WASHINGTON D.C.—Texas universities are keeping their promises to students and taxpayers, according to a national report released by the American Council of Trustees and Alumni (ACTA) called What Will They Learn? ACTA is a nonprofit dedicated to academic excellence, academic freedom and accountability in America’s higher education.
What Will They Learn? evaluates over 1,100 public and private liberal arts colleges and universities based on their requirement of seven core subjects: composition, literature, intermediate-level foreign language, U.S. government or history, economics, math and science. Schools are issued a grade from “A” to “F.”

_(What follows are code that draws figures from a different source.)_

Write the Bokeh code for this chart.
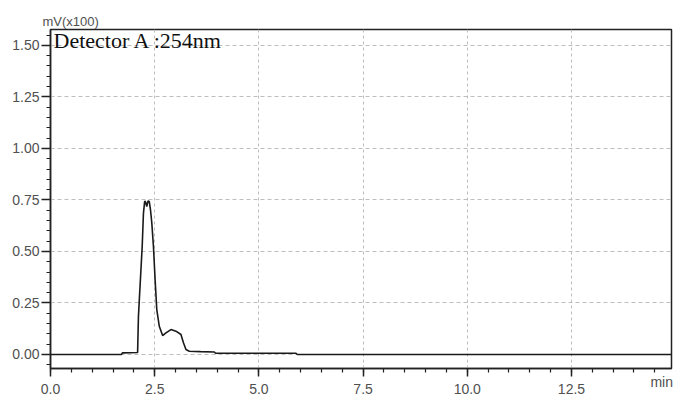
from bokeh.plotting import figure
from bokeh.models import (FixedTicker, NumeralTickFormatter, Label, Range1d,
                          LinearAxis, Title)
from bokeh.embed import file_html
from bokeh.resources import INLINE

# chromatogram trace: time (min), signal (mV x100)
time_min = [0.00, 1.70, 1.73, 2.09, 2.11, 2.14, 2.17, 2.20, 2.23, 2.26, 2.28,
            2.31, 2.34, 2.37, 2.40, 2.43, 2.47, 2.51, 2.55, 2.61, 2.69, 2.77,
            2.89, 3.01, 3.13, 3.19, 3.25, 3.33, 3.60, 3.93, 3.96, 5.89, 5.92,
            14.90]
signal = [0.000, 0.000, 0.008, 0.010, 0.185, 0.300, 0.411, 0.524, 0.685, 0.745,
          0.740, 0.718, 0.745, 0.742, 0.700, 0.640, 0.524, 0.363, 0.218, 0.137,
          0.092, 0.105, 0.121, 0.113, 0.097, 0.057, 0.024, 0.016, 0.014, 0.012,
          0.006, 0.006, 0.000, 0.000]

x_ticks = [0.0, 2.5, 5.0, 7.5, 10.0, 12.5, 15.0]
y_ticks = [0.00, 0.25, 0.50, 0.75, 1.00, 1.25, 1.50]
x_unit_pos = 14.69  # where the "min" unit text sits on the time axis
x_lim = (0.0, 14.9)
y_lim = (-0.068, 1.577)

p = figure(width=673, height=396, output_backend="svg", toolbar_location=None,
           x_range=Range1d(*x_lim), y_range=Range1d(*y_lim),
           min_border_left=50, min_border_right=2, min_border_top=29,
           min_border_bottom=27)
p.background_fill_color = "white"
p.border_fill_color = "white"
p.outline_line_color = "#222222"
p.outline_line_width = 1.5

p.line(time_min, signal, line_color="#1a1a1a", line_width=1.6)

tick_font = "Liberation Sans"
label_color = "#505050"
for ax in (p.xaxis[0], p.yaxis[0]):
    ax.axis_line_color = "#222222"
    ax.axis_line_width = 1.5
    ax.major_tick_line_color = "#222222"
    ax.major_tick_line_width = 1.5
    ax.minor_tick_line_color = "#222222"
    ax.minor_tick_line_width = 1.2
    ax.major_tick_in = 0
    ax.minor_tick_in = 0
    ax.major_label_text_font = tick_font
    ax.major_label_text_font_size = "14px"
    ax.major_label_text_color = label_color

p.xaxis[0].ticker = FixedTicker(ticks=x_ticks,
                                minor_ticks=[i * 0.5 for i in range(31)])
p.xaxis[0].formatter = NumeralTickFormatter(format="0.0")
p.xaxis[0].major_tick_out = 8
p.xaxis[0].minor_tick_out = 4
p.xaxis[0].major_label_standoff = 7

# the "min" unit text, pulled up next to the tick labels
ax2 = LinearAxis(ticker=FixedTicker(ticks=[x_unit_pos], minor_ticks=[]),
                 major_label_overrides={x_unit_pos: "min"},
                 axis_line_color=None, major_tick_line_color=None,
                 minor_tick_line_color=None, major_tick_out=0, major_tick_in=0,
                 minor_tick_out=0, minor_tick_in=0, major_label_standoff=-23,
                 major_label_text_font=tick_font,
                 major_label_text_font_size="14px",
                 major_label_text_color=label_color)
p.add_layout(ax2, "below")

p.yaxis[0].ticker = FixedTicker(ticks=y_ticks,
                                minor_ticks=[i * 0.05 for i in range(-1, 32)])
p.yaxis[0].formatter = NumeralTickFormatter(format="0.00")
p.yaxis[0].major_tick_out = 9
p.yaxis[0].minor_tick_out = 4
p.yaxis[0].major_label_standoff = 2

p.xgrid.ticker = FixedTicker(ticks=x_ticks)
p.xgrid.grid_line_color = "#bdbdbd"
p.xgrid.grid_line_dash = "3 3"
p.xgrid.grid_line_width = 1
p.ygrid.grid_line_color = "#bdbdbd"
p.ygrid.grid_line_dash = "4 3"
p.ygrid.grid_line_width = 1

p.title = Title(text="mV(x100)", align="left", offset=-8, standoff=1,
                text_font=tick_font, text_font_size="13px",
                text_font_style="normal", text_color=label_color)

p.add_layout(Label(x=x_lim[0], y=y_lim[1], x_offset=3, y_offset=2,
                   text="Detector A :254nm", text_font="Liberation Serif",
                   text_font_size="22px", text_color="#111111",
                   text_baseline="top", text_align="left"))

open("out.html", "w").write(file_html(p, INLINE))
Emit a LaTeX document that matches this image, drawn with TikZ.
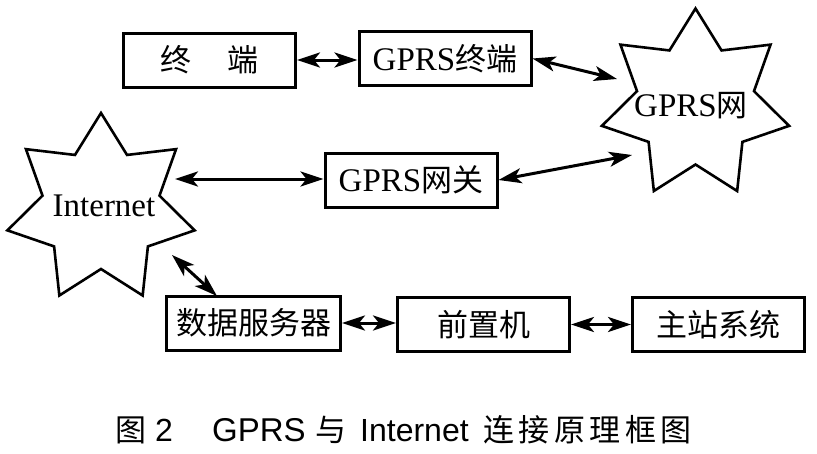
\documentclass[tikz,border=0pt]{standalone}
\usepackage{fontspec}
\setmainfont{Liberation Serif}
\newfontfamily\cjk{Noto Sans CJK SC}
\newfontfamily\capsans{Liberation Sans}
\usetikzlibrary{arrows.meta}
\begin{document}
\begin{tikzpicture}[x=1pt,y=-1pt,
  boxtext/.style={font=\fontsize{33}{36}\selectfont},
  box/.style={draw,line width=3pt,rectangle,inner sep=0pt,minimum width=172pt,minimum height=54pt,boxtext},
  starline/.style={line width=2.6pt,line join=miter},
  startext/.style={inner sep=0pt,boxtext},
  link/.style={line width=3pt,{Stealth[length=23pt,width=15pt,inset=6pt]}-{Stealth[length=23pt,width=15pt,inset=6pt]}},
  captext/.style={anchor=base west,inner sep=0pt,font=\capsans\fontsize{32}{34}\selectfont},
  capcjk/.style={anchor=base west,inner sep=0pt,font=\cjk\fontsize{31}{34}\selectfont}]
\useasboundingbox[fill=white] (0,0) rectangle (817,453);
% boxes
\node[box] (term)  at (209.5,60)  {{\cjk\fontsize{31}{34}\selectfont 终\hspace{36pt}端}};
\node[box] (gterm) at (445,58.5)  {GPRS{\cjk\fontsize{31}{34}\selectfont 终端}};
\node[box] (gw)    at (411,180)   {GPRS{\cjk\fontsize{31}{34}\selectfont 网关}};
\node[box,minimum width=174pt] (ds) at (253.5,323) {{\cjk\fontsize{31}{34}\selectfont 数据服务器}};
\node[box] (fp)    at (483.5,324.5) {{\cjk\fontsize{31}{34}\selectfont 前置机}};
\node[box] (zz)    at (718.5,324.5) {{\cjk\fontsize{31}{34}\selectfont 主站系统}};
% stars
\draw[starline] plot[samples at={0,...,13}]
  ({695.5+(mod(\x,2)==0?96:60)*cos(90+\x*360/14)},{104.5-(mod(\x,2)==0?96:60)*sin(90+\x*360/14)}) -- cycle;
\draw[starline] plot[samples at={0,...,13}]
  ({101+(mod(\x,2)==0?96:60)*cos(90+\x*360/14)},{209-(mod(\x,2)==0?96:60)*sin(90+\x*360/14)}) -- cycle;
\node[startext] (gnet) at (691,106) {GPRS{\cjk\fontsize{31}{34}\selectfont 网}};
\node[startext] (inet) at (104,206) {Internet};
% free ends
\coordinate (a1) at (617,79);
\coordinate (a2) at (632,155);
\coordinate (a3) at (175,179);
\coordinate (a4) at (172,255);
\coordinate (a5) at (217,296);
% connectors
\draw[link] (term.east) -- (term.east -| gterm.west);
\draw[link] (gterm.east) -- (a1);
\draw[link] (gw.east) -- (a2);
\draw[link] (a3) -- (a3 -| gw.west);
\draw[link] (a4) -- (a5);
\draw[link] (ds.east) -- (ds.east -| fp.west);
\draw[link] (fp.east) -- (fp.east -| zz.west);
% caption
\node[capcjk] (c1) at (115,441) {图};
\node[captext] (c2) at (155,441) {2};
\node[captext,font=\capsans\fontsize{33}{34}\selectfont] (c3) at (212,441) {GPRS};
\node[capcjk] (c4) at (315,441) {与};
\node[captext] (c5) at (360,441) {Internet};
\node[capcjk] (c6) at (483,441) {连\hspace{4.5pt}接\hspace{4.5pt}原\hspace{4.5pt}理\hspace{4.5pt}框\hspace{4.5pt}图};
\end{tikzpicture}
\end{document}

*Grade for UT System is an average of all UT schools
Only 24 schools in the country earn an “A” from What Will They Learn?, and three of these universities call Texas home: Baylor University, Houston Baptist University and University of Dallas. Houston Baptist University proved quite the upstart as it was evaluated for the first time this year but earned an “A,” something Rice University has failed to do since it was first evaluated in 2004. The small Catholic-affiliated University of Dallas also earns an “A.” Baylor University is rare among “A” schools, proving that it is possible to have a top-ranking curriculum and a top-ranking football team.
Public universities in Texas also do well compared to other flagship institutions. UT–Austin earned a “B” for its curricular requirements. Meanwhile, Michigan State earns a “C,” and Louisiana State University and the University of Virginia both earn “Ds.”